-- START GIVEN MATERIAL --

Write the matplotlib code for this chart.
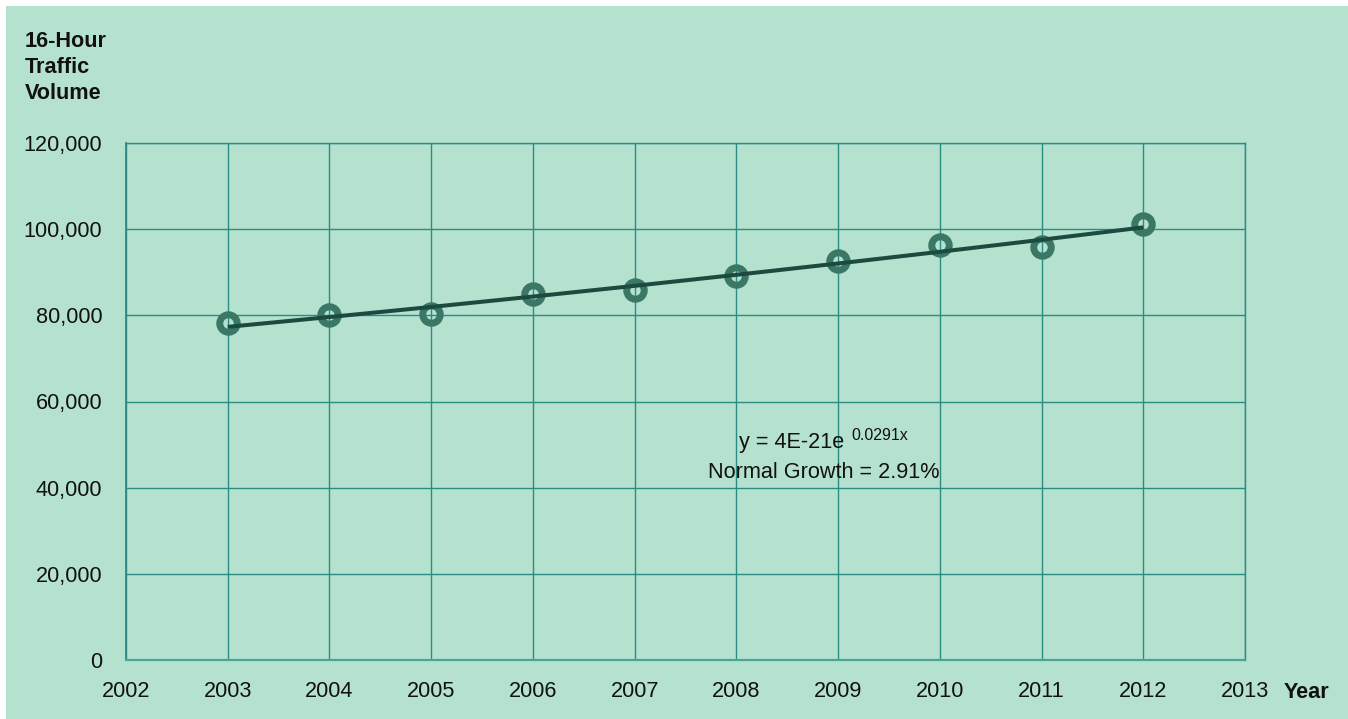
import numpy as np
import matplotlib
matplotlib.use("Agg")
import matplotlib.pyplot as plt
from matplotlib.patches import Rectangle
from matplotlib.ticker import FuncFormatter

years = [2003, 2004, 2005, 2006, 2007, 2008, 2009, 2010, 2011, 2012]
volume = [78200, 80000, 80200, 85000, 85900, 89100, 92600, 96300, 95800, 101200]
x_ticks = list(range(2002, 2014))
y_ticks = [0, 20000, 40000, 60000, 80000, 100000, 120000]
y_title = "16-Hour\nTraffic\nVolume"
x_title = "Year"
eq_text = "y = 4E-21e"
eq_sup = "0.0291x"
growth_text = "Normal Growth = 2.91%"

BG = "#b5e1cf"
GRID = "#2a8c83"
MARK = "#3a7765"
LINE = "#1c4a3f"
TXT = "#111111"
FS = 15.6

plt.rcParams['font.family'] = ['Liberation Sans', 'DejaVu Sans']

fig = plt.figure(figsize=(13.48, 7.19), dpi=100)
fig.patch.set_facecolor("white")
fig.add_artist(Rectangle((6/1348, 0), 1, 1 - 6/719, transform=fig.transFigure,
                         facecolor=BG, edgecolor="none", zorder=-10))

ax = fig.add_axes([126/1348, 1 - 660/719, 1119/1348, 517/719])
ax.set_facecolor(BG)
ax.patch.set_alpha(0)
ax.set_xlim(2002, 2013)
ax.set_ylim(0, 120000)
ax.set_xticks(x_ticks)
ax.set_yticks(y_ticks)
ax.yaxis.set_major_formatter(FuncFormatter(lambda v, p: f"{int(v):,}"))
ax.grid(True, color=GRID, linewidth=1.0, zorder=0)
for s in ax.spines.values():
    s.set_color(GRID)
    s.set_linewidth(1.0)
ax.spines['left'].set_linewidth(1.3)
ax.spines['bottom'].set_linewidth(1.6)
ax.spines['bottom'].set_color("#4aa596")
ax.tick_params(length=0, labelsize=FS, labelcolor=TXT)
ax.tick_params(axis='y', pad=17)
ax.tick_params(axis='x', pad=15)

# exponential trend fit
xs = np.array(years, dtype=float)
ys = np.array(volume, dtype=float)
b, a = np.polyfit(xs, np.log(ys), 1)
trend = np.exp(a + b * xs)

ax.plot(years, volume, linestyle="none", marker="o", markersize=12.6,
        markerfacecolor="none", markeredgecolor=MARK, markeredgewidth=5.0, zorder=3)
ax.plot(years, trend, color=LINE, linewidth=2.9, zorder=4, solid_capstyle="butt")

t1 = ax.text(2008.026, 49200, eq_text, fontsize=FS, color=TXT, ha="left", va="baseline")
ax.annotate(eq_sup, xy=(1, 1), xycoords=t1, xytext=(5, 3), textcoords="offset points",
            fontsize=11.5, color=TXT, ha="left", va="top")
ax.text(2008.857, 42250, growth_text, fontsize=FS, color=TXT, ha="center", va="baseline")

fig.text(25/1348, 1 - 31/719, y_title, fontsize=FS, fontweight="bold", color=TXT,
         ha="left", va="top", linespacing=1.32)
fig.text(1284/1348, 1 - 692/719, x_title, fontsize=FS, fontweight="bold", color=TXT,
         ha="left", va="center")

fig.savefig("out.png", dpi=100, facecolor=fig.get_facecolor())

-- END GIVEN MATERIAL --

> [WHAT THE TASK REQUIRES]: Copy every line of the data exactly as written, excluding the pictures.

> [EXERCISE SOLUTION]:
Write the matplotlib code for this chart.
import numpy as np
import matplotlib
matplotlib.use("Agg")
import matplotlib.pyplot as plt
from matplotlib.patches import Rectangle
from matplotlib.ticker import FuncFormatter

years = [2003, 2004, 2005, 2006, 2007, 2008, 2009, 2010, 2011, 2012]
volume = [78200, 80000, 80200, 85000, 85900, 89100, 92600, 96300, 95800, 101200]
x_ticks = list(range(2002, 2014))
y_ticks = [0, 20000, 40000, 60000, 80000, 100000, 120000]
y_title = "16-Hour\nTraffic\nVolume"
x_title = "Year"
eq_text = "y = 4E-21e"
eq_sup = "0.0291x"
growth_text = "Normal Growth = 2.91%"

BG = "#b5e1cf"
GRID = "#2a8c83"
MARK = "#3a7765"
LINE = "#1c4a3f"
TXT = "#111111"
FS = 15.6

plt.rcParams['font.family'] = ['Liberation Sans', 'DejaVu Sans']

fig = plt.figure(figsize=(13.48, 7.19), dpi=100)
fig.patch.set_facecolor("white")
fig.add_artist(Rectangle((6/1348, 0), 1, 1 - 6/719, transform=fig.transFigure,
                         facecolor=BG, edgecolor="none", zorder=-10))

ax = fig.add_axes([126/1348, 1 - 660/719, 1119/1348, 517/719])
ax.set_facecolor(BG)
ax.patch.set_alpha(0)
ax.set_xlim(2002, 2013)
ax.set_ylim(0, 120000)
ax.set_xticks(x_ticks)
ax.set_yticks(y_ticks)
ax.yaxis.set_major_formatter(FuncFormatter(lambda v, p: f"{int(v):,}"))
ax.grid(True, color=GRID, linewidth=1.0, zorder=0)
for s in ax.spines.values():
    s.set_color(GRID)
    s.set_linewidth(1.0)
ax.spines['left'].set_linewidth(1.3)
ax.spines['bottom'].set_linewidth(1.6)
ax.spines['bottom'].set_color("#4aa596")
ax.tick_params(length=0, labelsize=FS, labelcolor=TXT)
ax.tick_params(axis='y', pad=17)
ax.tick_params(axis='x', pad=15)

# exponential trend fit
xs = np.array(years, dtype=float)
ys = np.array(volume, dtype=float)
b, a = np.polyfit(xs, np.log(ys), 1)
trend = np.exp(a + b * xs)

ax.plot(years, volume, linestyle="none", marker="o", markersize=12.6,
        markerfacecolor="none", markeredgecolor=MARK, markeredgewidth=5.0, zorder=3)
ax.plot(years, trend, color=LINE, linewidth=2.9, zorder=4, solid_capstyle="butt")

t1 = ax.text(2008.026, 49200, eq_text, fontsize=FS, color=TXT, ha="left", va="baseline")
ax.annotate(eq_sup, xy=(1, 1), xycoords=t1, xytext=(5, 3), textcoords="offset points",
            fontsize=11.5, color=TXT, ha="left", va="top")
ax.text(2008.857, 42250, growth_text, fontsize=FS, color=TXT, ha="center", va="baseline")

fig.text(25/1348, 1 - 31/719, y_title, fontsize=FS, fontweight="bold", color=TXT,
         ha="left", va="top", linespacing=1.32)
fig.text(1284/1348, 1 - 692/719, x_title, fontsize=FS, fontweight="bold", color=TXT,
         ha="left", va="center")

fig.savefig("out.png", dpi=100, facecolor=fig.get_facecolor())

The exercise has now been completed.